Write out the opening lines of the data word for word, up to and including the line with "7000, 8000, 9000];", and leave every picture and every later line out.

[START]

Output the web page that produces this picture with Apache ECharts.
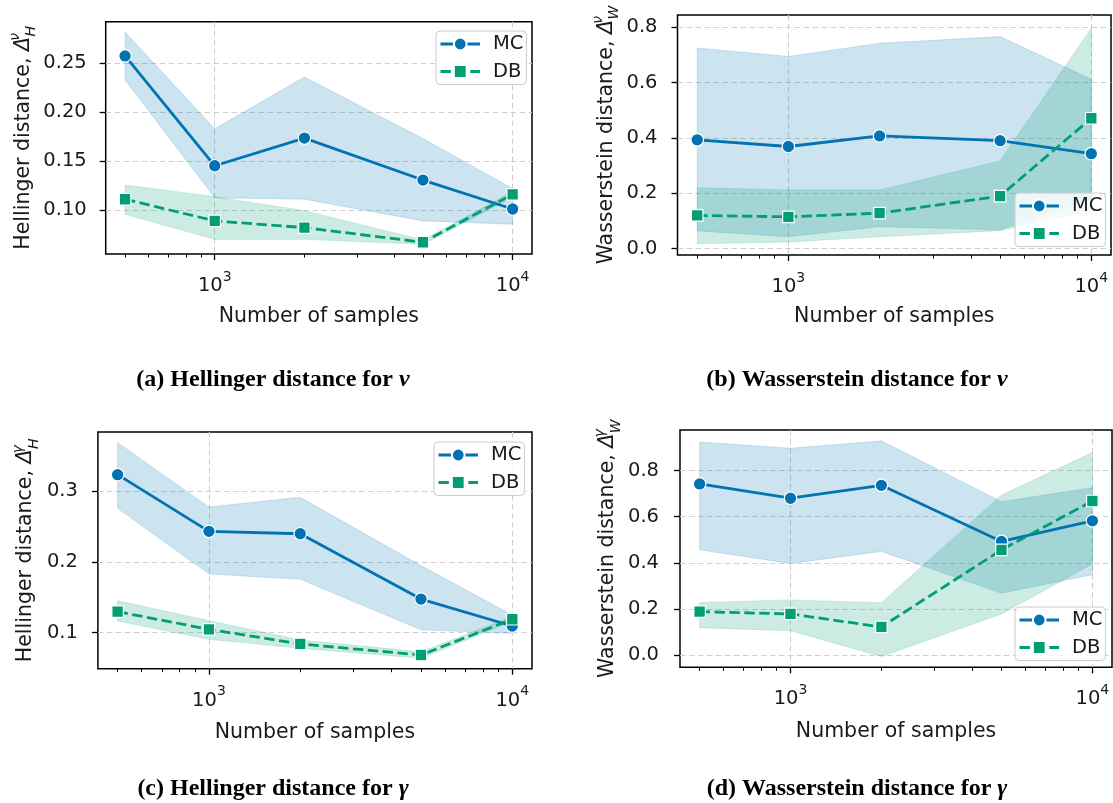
<!DOCTYPE html>
<html>
<head>
<meta charset="utf-8">
<script src="https://cdn.jsdelivr.net/npm/echarts@6/dist/echarts.min.js"></script>
<style>
  html, body { margin: 0; padding: 0; background: #ffffff; }
  #chart { width: 1113px; height: 803px; }
</style>
</head>
<body>
<div id="chart"></div>
<script>
// Sample sizes on the horizontal (log) axis
const samples = [500, 1000, 2000, 5000, 10000];
const xMajorExponents = [3, 4];
const xMinorSamples = [500, 600, 700, 800, 900, 2000, 3000, 4000, 5000, 6000, 7000, 8000, 9000];

// (a) Hellinger distance for nu
const hNuMC      = [0.2575, 0.1452, 0.1735, 0.1306, 0.1010];
const hNuMCLow   = [0.2330, 0.1125, 0.1110, 0.0888, 0.0854];
const hNuMCHigh  = [0.2820, 0.1830, 0.2360, 0.1730, 0.1220];
const hNuDB      = [0.1110, 0.0888, 0.0820, 0.0670, 0.1160];
const hNuDBLow   = [0.0956, 0.0700, 0.0700, 0.0650, 0.1130];
const hNuDBHigh  = [0.1256, 0.1136, 0.0993, 0.0693, 0.1190];
const hNuTicks   = [0.10, 0.15, 0.20, 0.25];

// (b) Wasserstein distance for nu
const wNuMC      = [0.393, 0.369, 0.407, 0.390, 0.343];
const wNuMCLow   = [0.064, 0.043, 0.079, 0.068, 0.180];
const wNuMCHigh  = [0.725, 0.694, 0.742, 0.766, 0.612];
const wNuDB      = [0.120, 0.115, 0.128, 0.190, 0.471];
const wNuDBLow   = [0.018, 0.024, 0.043, 0.065, 0.140];
const wNuDBHigh  = [0.220, 0.212, 0.212, 0.317, 0.796];
const wNuTicks   = [0.0, 0.2, 0.4, 0.6, 0.8];

// (c) Hellinger distance for gamma
const hGaMC      = [0.3236, 0.2434, 0.2400, 0.1476, 0.1094];
const hGaMCLow   = [0.2760, 0.1830, 0.1755, 0.1040, 0.0990];
const hGaMCHigh  = [0.3689, 0.2780, 0.2915, 0.1950, 0.1250];
const hGaDB      = [0.1297, 0.1047, 0.0840, 0.0684, 0.1190];
const hGaDBLow   = [0.1165, 0.0906, 0.0780, 0.0637, 0.1160];
const hGaDBHigh  = [0.1450, 0.1170, 0.0896, 0.0730, 0.1230];
const hGaTicks   = [0.1, 0.2, 0.3];

// (d) Wasserstein distance for gamma
const wGaMC      = [0.742, 0.680, 0.736, 0.4926, 0.582];
const wGaMCLow   = [0.456, 0.397, 0.449, 0.268, 0.348];
const wGaMCHigh  = [0.924, 0.897, 0.929, 0.665, 0.726];
const wGaDB      = [0.188, 0.178, 0.1215, 0.456, 0.668];
const wGaDBLow   = [0.1186, 0.1056, -0.007, 0.178, 0.395];
const wGaDBHigh  = [0.227, 0.239, 0.227, 0.694, 0.878];
const wGaTicks   = [0.0, 0.2, 0.4, 0.6, 0.8];

const captions = [
  '(a) Hellinger distance for {i|ν}',
  '(b) Wasserstein distance for {i|ν}',
  '(c) Hellinger distance for {i|γ}',
  '(d) Wasserstein distance for {i|γ}'
];

const BLUE = '#0173b2';
const GREEN = '#029e73';
const BLUE_FILL = 'rgba(1,115,178,0.2)';
const GREEN_FILL = 'rgba(2,158,115,0.2)';
const BLUE_EDGE = 'rgba(1,115,178,0.2)';
const GREEN_EDGE = 'rgba(2,158,115,0.2)';
const INK = '#1a1a1a';
const FONT = 'DejaVu Sans';
const TICK_SIZE = 19.5;
const NAME_SIZE = 20.5;

// Log-scaled horizontal axis (5% margins in log space)
const logMin = Math.log10(samples[0]);
const logMax = Math.log10(samples[samples.length - 1]);
const logPad = (logMax - logMin) * 0.05;
const xMin = logMin - logPad;
const xMax = logMax + logPad;
const xMinorLog = xMinorSamples.map(v => Math.log10(v));

const panels = [
  { mc: hNuMC, mcLo: hNuMCLow, mcHi: hNuMCHigh, db: hNuDB, dbLo: hNuDBLow, dbHi: hNuDBHigh,
    ticks: hNuTicks, dec: 2, yMin: 0.055, yMax: 0.2925,
    yName: 'Hellinger distance, {d|Δ}{sup|ν}{sub|H}',
    grid: { left: 105.7, top: 21.7, width: 426.3, height: 232.3 },
    yNameGap: 67, yLabelMargin: 19, xNameGap: 52,
    legend: { left: 436, top: 31 }, caption: { left: 268, top: 363 } },
  { mc: wNuMC, mcLo: wNuMCLow, mcHi: wNuMCHigh, db: wNuDB, dbLo: wNuDBLow, dbHi: wNuDBHigh,
    ticks: wNuTicks, dec: 1, yMin: -0.023, yMax: 0.844,
    yName: 'Wasserstein distance, {d|Δ}{sup|ν}{sub|W}',
    grid: { left: 677.5, top: 15, width: 433.5, height: 240 },
    yNameGap: 56, yLabelMargin: 20, xNameGap: 51,
    legend: { left: 1015, top: 193 }, caption: { left: 852, top: 363 } },
  { mc: hGaMC, mcLo: hGaMCLow, mcHi: hGaMCHigh, db: hGaDB, dbLo: hGaDBLow, dbHi: hGaDBHigh,
    ticks: hGaTicks, dec: 1, yMin: 0.049, yMax: 0.384,
    yName: 'Hellinger distance, {d|Δ}{sup|γ}{sub|H}',
    grid: { left: 97.9, top: 432, width: 434.1, height: 236.7 },
    yNameGap: 57, yLabelMargin: 20, xNameGap: 53,
    legend: { left: 434, top: 442 }, caption: { left: 268, top: 772 } },
  { mc: wGaMC, mcLo: wGaMCLow, mcHi: wGaMCHigh, db: wGaDB, dbLo: wGaDBLow, dbHi: wGaDBHigh,
    ticks: wGaTicks, dec: 1, yMin: -0.0535, yMax: 0.976,
    yName: 'Wasserstein distance, {d|Δ}{sup|γ}{sub|W}',
    grid: { left: 680, top: 430, width: 432, height: 237.3 },
    yNameGap: 57, yLabelMargin: 21, xNameGap: 54,
    legend: { left: 1015, top: 607 }, caption: { left: 852, top: 772 } }
];

const pairs = (ys) => samples.map((n, k) => [Math.log10(n), ys[k]]);

// Shaded min–max band drawn as one polygon through the axis scales
function bandSeries(xi, yi, lo, hi, fill, edge) {
  return {
    type: 'custom', xAxisIndex: xi, yAxisIndex: yi, silent: true, z: 1,
    data: samples.map((n, k) => [Math.log10(n), lo[k], hi[k]]),
    encode: { x: 0, y: [1, 2] },
    renderItem: (params, api) => {
      if (params.dataIndexInside !== 0) return null;
      const count = params.dataInsideLength;
      const upper = [], lower = [];
      for (let j = 0; j < count; j++) {
        upper.push(api.coord([api.value(0, j), api.value(2, j)]));
        lower.push(api.coord([api.value(0, j), api.value(1, j)]));
      }
      return {
        type: 'polygon',
        shape: { points: upper.concat(lower.reverse()) },
        style: { fill: fill, stroke: edge, lineWidth: 0.8 }
      };
    }
  };
}

const grids = [], xAxes = [], yAxes = [], series = [], legends = [], titles = [];

const nameRich = {
  d:   { fontFamily: FONT, fontSize: NAME_SIZE, fontStyle: 'italic', color: INK, lineHeight: 30 },
  sup: { fontFamily: FONT, fontSize: 14, fontStyle: 'italic', color: INK, lineHeight: 13, verticalAlign: 'top', width: 0.5 },
  sub: { fontFamily: FONT, fontSize: 14, fontStyle: 'italic', color: INK, lineHeight: 13, verticalAlign: 'bottom' }
};

panels.forEach((p, i) => {
  grids.push(Object.assign({
    show: true, borderColor: '#000000', borderWidth: 1.5, backgroundColor: 'transparent'
  }, p.grid));

  // Major ticks, labels and vertical grid lines at the decades
  xAxes.push({
    gridIndex: i, type: 'value', min: xMin, max: xMax, position: 'bottom',
    axisLine: { show: false, onZero: false },
    axisTick: { customValues: xMajorExponents, length: 6, lineStyle: { color: '#000', width: 1.3 } },
    axisLabel: {
      customValues: xMajorExponents, margin: 16,
      formatter: v => '{b|10}{s|' + Math.round(v) + '}',
      rich: {
        b: { fontFamily: FONT, fontSize: TICK_SIZE, color: INK, lineHeight: 26, verticalAlign: 'bottom' },
        s: { fontFamily: FONT, fontSize: 14, color: INK, lineHeight: 14, verticalAlign: 'top' }
      }
    },
    splitLine: { show: true, lineStyle: { color: '#cfcfcf', width: 1.1, type: [5.5, 3.5] } },
    name: 'Number of samples', nameLocation: 'middle', nameGap: p.xNameGap,
    nameTextStyle: { fontFamily: FONT, fontSize: NAME_SIZE, color: INK }
  });
  // Minor ticks between decades
  xAxes.push({
    gridIndex: i, type: 'value', min: xMin, max: xMax, position: 'bottom',
    axisLine: { show: false, onZero: false },
    axisTick: { customValues: xMinorLog, length: 3.5, lineStyle: { color: '#000', width: 1 } },
    axisLabel: { show: false },
    splitLine: { show: false }
  });

  yAxes.push({
    gridIndex: i, type: 'value', min: p.yMin, max: p.yMax,
    axisLine: { show: false, onZero: false },
    axisTick: { customValues: p.ticks, length: 6, lineStyle: { color: '#000', width: 1.3 } },
    axisLabel: {
      customValues: p.ticks, margin: p.yLabelMargin,
      formatter: v => v.toFixed(p.dec),
      fontFamily: FONT, fontSize: TICK_SIZE, color: INK
    },
    splitLine: { show: true, lineStyle: { color: '#cfcfcf', width: 1.1, type: [5.5, 3.5] } },
    name: p.yName, nameLocation: 'middle', nameRotate: 90, nameGap: p.yNameGap,
    nameTextStyle: { fontFamily: FONT, fontSize: NAME_SIZE, color: INK, lineHeight: 30, rich: nameRich }
  });

  const xi = i * 2;
  series.push(bandSeries(xi, i, p.mcLo, p.mcHi, BLUE_FILL, BLUE_EDGE));
  series.push(bandSeries(xi, i, p.dbLo, p.dbHi, GREEN_FILL, GREEN_EDGE));

  series.push({
    name: 'MC', type: 'line', xAxisIndex: xi, yAxisIndex: i, data: pairs(p.mc),
    symbol: 'circle', symbolSize: 12.5, z: 3,
    lineStyle: { color: BLUE, width: 2.8 },
    itemStyle: { color: BLUE, borderColor: '#ffffff', borderWidth: 1.2 },
    emphasis: { disabled: true }
  });
  series.push({
    name: 'DB', type: 'line', xAxisIndex: xi, yAxisIndex: i, data: pairs(p.db),
    symbol: 'rect', symbolSize: 11.5, z: 4,
    lineStyle: { color: GREEN, width: 2.8, type: [10.4, 4.5] },
    itemStyle: { color: GREEN, borderColor: '#ffffff', borderWidth: 1.2 },
    emphasis: { disabled: true }
  });

  legends.push({
    data: ['MC', 'DB'], orient: 'vertical', left: p.legend.left, top: p.legend.top,
    itemWidth: 39.5, itemHeight: 16, itemGap: 7.5, padding: [3, 3, 3, 3],
    backgroundColor: 'rgba(255,255,255,0.8)', borderColor: '#cccccc', borderWidth: 1, borderRadius: 4,
    selectedMode: false,
    lineStyle: { width: 3 },
    textStyle: { fontFamily: FONT, fontSize: TICK_SIZE, color: INK, lineHeight: 20, padding: [0, 0, 0, 8] }
  });

  titles.push({
    text: captions[i], left: p.caption.left, top: p.caption.top, textAlign: 'center',
    textStyle: {
      fontFamily: 'Liberation Serif', fontWeight: 'bold', fontSize: 24, color: '#000',
      rich: { i: { fontFamily: 'Liberation Serif', fontWeight: 'bold', fontStyle: 'italic', fontSize: 24, color: '#000' } }
    }
  });
});

const chart = echarts.init(document.getElementById('chart'), null, { renderer: 'canvas' });
chart.setOption({
  animation: false,
  backgroundColor: '#ffffff',
  title: titles,
  legend: legends,
  grid: grids,
  xAxis: xAxes,
  yAxis: yAxes,
  series: series
});
</script>
</body>
</html>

[END]

* RESULT:
Output the web page that produces this picture with Apache ECharts.
<!DOCTYPE html>
<html>
<head>
<meta charset="utf-8">
<script src="https://cdn.jsdelivr.net/npm/echarts@6/dist/echarts.min.js"></script>
<style>
  html, body { margin: 0; padding: 0; background: #ffffff; }
  #chart { width: 1113px; height: 803px; }
</style>
</head>
<body>
<div id="chart"></div>
<script>
// Sample sizes on the horizontal (log) axis
const samples = [500, 1000, 2000, 5000, 10000];
const xMajorExponents = [3, 4];
const xMinorSamples = [500, 600, 700, 800, 900, 2000, 3000, 4000, 5000, 6000, 7000, 8000, 9000];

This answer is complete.